最近读聚类,有一段文章没读懂,求解释
决策树下聚类算法:
The basic idea is that we regard each data record (or point) in the
dataset to have a class Y. We then assume that the data space is
uniformly distributed with another type of points, called nonexisting
points. We give them the class, N. With the N points
added to the original data space, our problem of partitioning the
data space into data (dense) regions and empty (sparse) regions
becomes a classification problem. A decision tree algorithm can
be applied to solve the problem. However, for the technique to
work many important issues have to be addressed (see Section 2).

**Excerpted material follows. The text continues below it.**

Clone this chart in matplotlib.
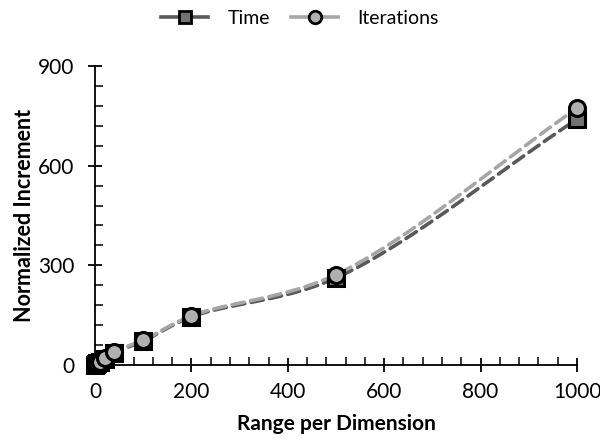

We now use an example to show the intuition behind the
proposed technique. Figure 1(A) gives a 2-dimensional space,
which has 24 data (Y) points. Two clusters exist in the space. We
then add some uniformly distributed N points (represented by “o”)
to the data space (Figure 1(B)). With the augmented dataset, we
can run a decision tree algorithm to obtain a partitioning of the
space (Figure 1(B)). The two clusters are identified.
The reason that this technique works is that if there are clusters in
the data, the data points cannot be uniformly distributed in the
entire space. By adding some uniformly distributed N points, we
can isolate the clusters because within each cluster region there
are more Y points than N points. The decision tree technique is
well known for this task.